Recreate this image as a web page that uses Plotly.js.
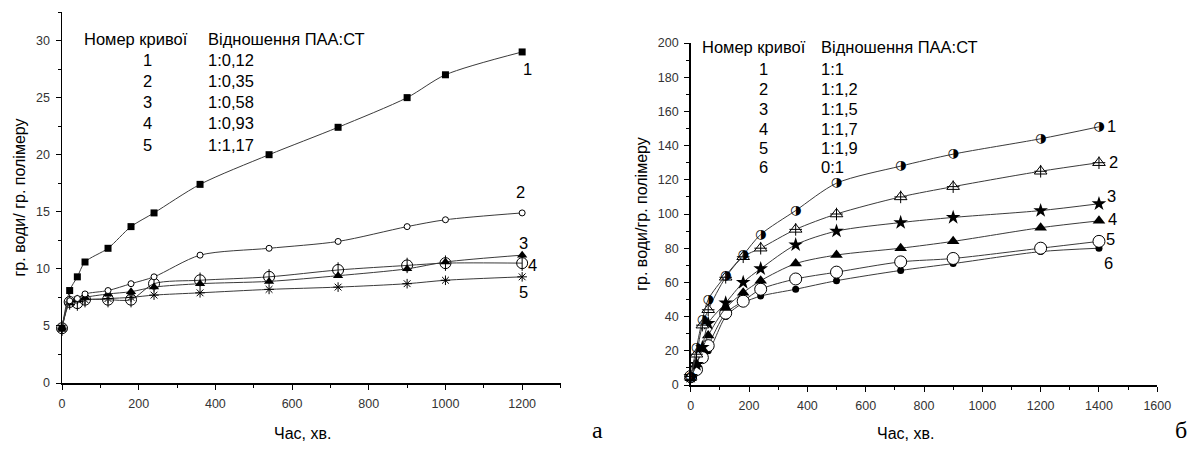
<!DOCTYPE html>
<html><head><meta charset="utf-8">
<script src="https://cdn.plot.ly/plotly-3.0.1.min.js"></script>
<style>html,body{margin:0;padding:0;background:#fff}#chart{width:1195px;height:450px}</style>
</head><body><div id="chart"></div>
<script>
// ---- Left panel (а) ----
const timeLeft = [0, 20, 40, 60, 120, 180, 240, 360, 540, 720, 900, 1000, 1200];
const left1 = [4.8, 8.1, 9.3, 10.6, 11.8, 13.7, 14.9, 17.4, 20.0, 22.4, 25.0, 27.0, 29.0];
const left2 = [4.8, 7.2, 7.4, 7.8, 8.1, 8.7, 9.3, 11.2, 11.8, 12.4, 13.7, 14.3, 14.9];
const left3 = [4.8, 7.0, 7.3, 7.5, 7.8, 8.0, 8.4, 8.7, 8.9, 9.4, 10.0, 10.6, 11.2];
const left4 = [4.8, 7.1, 7.0, 7.3, 7.3, 7.3, 8.7, 9.0, 9.3, 9.9, 10.3, 10.5, 10.5];
const left5 = [4.8, 7.1, 7.3, 7.3, 7.4, 7.5, 7.7, 7.9, 8.2, 8.4, 8.7, 9.0, 9.3];
const leftCurveNums = ['1', '2', '3', '4', '5'];
const leftRatios = ['1:0,12', '1:0,35', '1:0,58', '1:0,93', '1:1,17'];

// ---- Right panel (б) ----
const timeRight = [0, 20, 40, 60, 120, 180, 240, 360, 500, 720, 900, 1200, 1400];
const right1 = [5, 22, 38, 50, 64, 76, 88, 102, 118, 128, 135, 144, 151];
const right2 = [5, 18, 35, 44, 63, 75, 80, 91, 100, 110, 116, 125, 130];
const right3 = [5, 12, 22, 36, 48, 60, 68, 82, 90, 95, 98, 102, 106];
const right4 = [4, 12, 21, 29, 45, 54, 61, 71, 76, 80, 84, 92, 96];
const right5 = [5, 9, 16, 23, 42, 49, 56, 62, 66, 72, 74, 80, 84];
const right6 = [3, 13, 20, 20, 40, 48, 52, 56, 61, 67, 71, 78, 80];
const rightCurveNums = ['1', '2', '3', '4', '5', '6'];
const rightRatios = ['1:1', '1:1,2', '1:1,5', '1:1,7', '1:1,9', '0:1'];

const headerCol1 = 'Номер кривої';
const headerCol2 = 'Відношення ПАА:СТ';
const xTitle = 'Час, хв.';
const yTitleLeft = 'гр. води/ гр. полімеру';
const yTitleRight = 'гр. води/гр. полімеру';

const W = 1195, H = 450;
const px = x => x / W;
const py = y => 1 - y / H;
const FONT = 'Liberation Sans, Arial, sans-serif';
const LINE = {color: '#3a3a3a', width: 1, shape: 'spline', smoothing: 0.8};

function tr(x, y, ax, marker, mode) {
  return {x: x, y: y, xaxis: ax[0], yaxis: ax[1], mode: mode || 'lines+markers',
    line: LINE, marker: marker, hoverinfo: 'x+y', cliponaxis: false};
}
const L = ['x', 'y'], R = ['x2', 'y2'];
const mline = {color: '#000', width: 1};

const traces = [
  tr(timeLeft, left5, L, {symbol: 'asterisk-open', size: 8, line: mline, color: '#000'}),
  tr(timeLeft, left4, L, {symbol: 'circle-open', size: 11, line: mline, color: '#000'}),
  tr(timeLeft, left4, L, {symbol: 'line-ns-open', size: 11, line: mline, color: '#000'}, 'markers'),
  tr(timeLeft, left3, L, {symbol: 'triangle-up', size: 9, color: '#000', line: {width: 0}}),
  tr(timeLeft, left2, L, {symbol: 'circle', size: 6, color: '#fff', line: mline}),
  tr(timeLeft, left1, L, {symbol: 'square', size: 7, color: '#000', line: {width: 0}}),

  tr(timeRight, right6, R, {symbol: 'circle', size: 7, color: '#000', line: {width: 0}}),
  tr(timeRight, right5, R, {symbol: 'circle', size: 12, color: '#fff', line: mline}),
  tr(timeRight, right4, R, {symbol: 'triangle-up', size: 11, color: '#000', line: {width: 0}}),
  tr(timeRight, right3, R, {symbol: 'star', size: 11, color: '#000', line: {width: 0}}),
  tr(timeRight, right2, R, {symbol: 'triangle-up', size: 11, color: '#fff', line: mline}),
  tr(timeRight, right2, R, {symbol: 'cross-thin-open', size: 9, line: mline, color: '#000'}, 'markers'),
  Object.assign(tr(timeRight, right1, R, {symbol: 'circle', size: 1, color: 'rgba(0,0,0,0)'}, 'lines+text'),
    {text: timeRight.map(() => '◑'), textposition: 'middle center',
     textfont: {family: 'DejaVu Sans', size: 13, color: '#000'}})
];

function axisBase(extra) {
  return Object.assign({
    showline: true, linecolor: '#000', linewidth: 1.5, ticks: 'outside', ticklen: 5,
    tickwidth: 1, tickcolor: '#000', showgrid: false, zeroline: false, mirror: false,
    tickfont: {family: FONT, size: 12.5, color: '#333'}, ticklabelstandoff: 3,
    fixedrange: true
  }, extra);
}

const annotations = [];
const TXT = 16.5;
function ann(text, x, y, opts) {
  annotations.push(Object.assign({text: text, x: px(x), y: py(y), xref: 'paper', yref: 'paper',
    showarrow: false, xanchor: 'left', yanchor: 'middle',
    font: {family: FONT, size: TXT, color: '#000'}}, opts || {}));
}
// Left legend table
ann(headerCol1, 82, 39);
ann(headerCol2, 206, 39);
const leftRowsY = [60, 81, 102, 123, 145];
leftCurveNums.forEach((n, i) => { ann(n, 147, leftRowsY[i], {xanchor: 'center'}); ann(leftRatios[i], 206, leftRowsY[i]); });
// Right legend table
ann(headerCol1, 700, 47);
ann(headerCol2, 819, 47);
const rightRowsY = [69, 89, 109, 129, 148, 167];
rightCurveNums.forEach((n, i) => { ann(n, 763, rightRowsY[i], {xanchor: 'center'}); ann(rightRatios[i], 819, rightRowsY[i]); });
// Curve end labels
const leftLbl = [[527, 69], [520, 192], [523, 243], [532, 265], [523, 292]];
leftLbl.forEach((p, i) => ann(leftCurveNums[i], p[0], p[1], {xanchor: 'center'}));
const rightLbl = [[1111, 126], [1113, 162], [1111, 196], [1112, 219], [1110, 239], [1108, 263]];
rightLbl.forEach((p, i) => ann(rightCurveNums[i], p[0], p[1], {xanchor: 'center'}));
// x titles
ann(xTitle, 302, 433, {xanchor: 'center', font: {family: FONT, size: 16, color: '#000'}});
ann(xTitle, 905, 433, {xanchor: 'center', font: {family: FONT, size: 16, color: '#000'}});
// panel letters
ann('а', 598, 430, {xanchor: 'center', font: {family: 'Liberation Serif, Times New Roman, serif', size: 24, color: '#000'}});
ann('б', 1181, 430, {xanchor: 'center', font: {family: 'Liberation Serif, Times New Roman, serif', size: 24, color: '#000'}});

const layout = {
  width: W, height: H, margin: {l: 0, r: 0, t: 0, b: 0},
  paper_bgcolor: '#fff', plot_bgcolor: 'rgba(0,0,0,0)', showlegend: false,
  xaxis: axisBase({domain: [px(62), px(560.5)], range: [0, 1300], dtick: 200, tick0: 0, anchor: 'y',
    minor: {dtick: 100, ticklen: 3, ticks: 'outside', tickcolor: '#000', showgrid: false}}),
  yaxis: axisBase({domain: [py(383), py(12)], range: [0, 32.5], dtick: 5, tick0: 0, anchor: 'x',
    minor: {dtick: 2.5, ticklen: 3, ticks: 'outside', tickcolor: '#000', showgrid: false},
    title: {text: yTitleLeft, standoff: 6, font: {family: FONT, size: 16, color: '#000'}}}),
  xaxis2: axisBase({domain: [px(690.7), px(1157.3)], range: [0, 1600], dtick: 200, tick0: 0, anchor: 'y2',
    minor: {dtick: 100, ticklen: 3, ticks: 'outside', tickcolor: '#000', showgrid: false}}),
  yaxis2: axisBase({domain: [py(385), py(43)], range: [0, 200], dtick: 20, tick0: 0, anchor: 'x2',
    minor: {dtick: 10, ticklen: 3, ticks: 'outside', tickcolor: '#000', showgrid: false},
    title: {text: yTitleRight, standoff: 6, font: {family: FONT, size: 16, color: '#000'}}}),
  annotations: annotations
};
Plotly.newPlot('chart', traces, layout, {displayModeBar: false, staticPlot: true});
</script></body></html>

→ **YOUR OBJECTIVE**:
Repeat, exactly and in full, each line from the start of the data to the line that contains "const yTitleRight = 'гр. води/гр. полімеру';". Pictures do not go in.

→ **TASK RESPONSE**:
Recreate this image as a web page that uses Plotly.js.
<!DOCTYPE html>
<html><head><meta charset="utf-8">
<script src="https://cdn.plot.ly/plotly-3.0.1.min.js"></script>
<style>html,body{margin:0;padding:0;background:#fff}#chart{width:1195px;height:450px}</style>
</head><body><div id="chart"></div>
<script>
// ---- Left panel (а) ----
const timeLeft = [0, 20, 40, 60, 120, 180, 240, 360, 540, 720, 900, 1000, 1200];
const left1 = [4.8, 8.1, 9.3, 10.6, 11.8, 13.7, 14.9, 17.4, 20.0, 22.4, 25.0, 27.0, 29.0];
const left2 = [4.8, 7.2, 7.4, 7.8, 8.1, 8.7, 9.3, 11.2, 11.8, 12.4, 13.7, 14.3, 14.9];
const left3 = [4.8, 7.0, 7.3, 7.5, 7.8, 8.0, 8.4, 8.7, 8.9, 9.4, 10.0, 10.6, 11.2];
const left4 = [4.8, 7.1, 7.0, 7.3, 7.3, 7.3, 8.7, 9.0, 9.3, 9.9, 10.3, 10.5, 10.5];
const left5 = [4.8, 7.1, 7.3, 7.3, 7.4, 7.5, 7.7, 7.9, 8.2, 8.4, 8.7, 9.0, 9.3];
const leftCurveNums = ['1', '2', '3', '4', '5'];
const leftRatios = ['1:0,12', '1:0,35', '1:0,58', '1:0,93', '1:1,17'];

// ---- Right panel (б) ----
const timeRight = [0, 20, 40, 60, 120, 180, 240, 360, 500, 720, 900, 1200, 1400];
const right1 = [5, 22, 38, 50, 64, 76, 88, 102, 118, 128, 135, 144, 151];
const right2 = [5, 18, 35, 44, 63, 75, 80, 91, 100, 110, 116, 125, 130];
const right3 = [5, 12, 22, 36, 48, 60, 68, 82, 90, 95, 98, 102, 106];
const right4 = [4, 12, 21, 29, 45, 54, 61, 71, 76, 80, 84, 92, 96];
const right5 = [5, 9, 16, 23, 42, 49, 56, 62, 66, 72, 74, 80, 84];
const right6 = [3, 13, 20, 20, 40, 48, 52, 56, 61, 67, 71, 78, 80];
const rightCurveNums = ['1', '2', '3', '4', '5', '6'];
const rightRatios = ['1:1', '1:1,2', '1:1,5', '1:1,7', '1:1,9', '0:1'];

const headerCol1 = 'Номер кривої';
const headerCol2 = 'Відношення ПАА:СТ';
const xTitle = 'Час, хв.';
const yTitleLeft = 'гр. води/ гр. полімеру';
const yTitleRight = 'гр. води/гр. полімеру';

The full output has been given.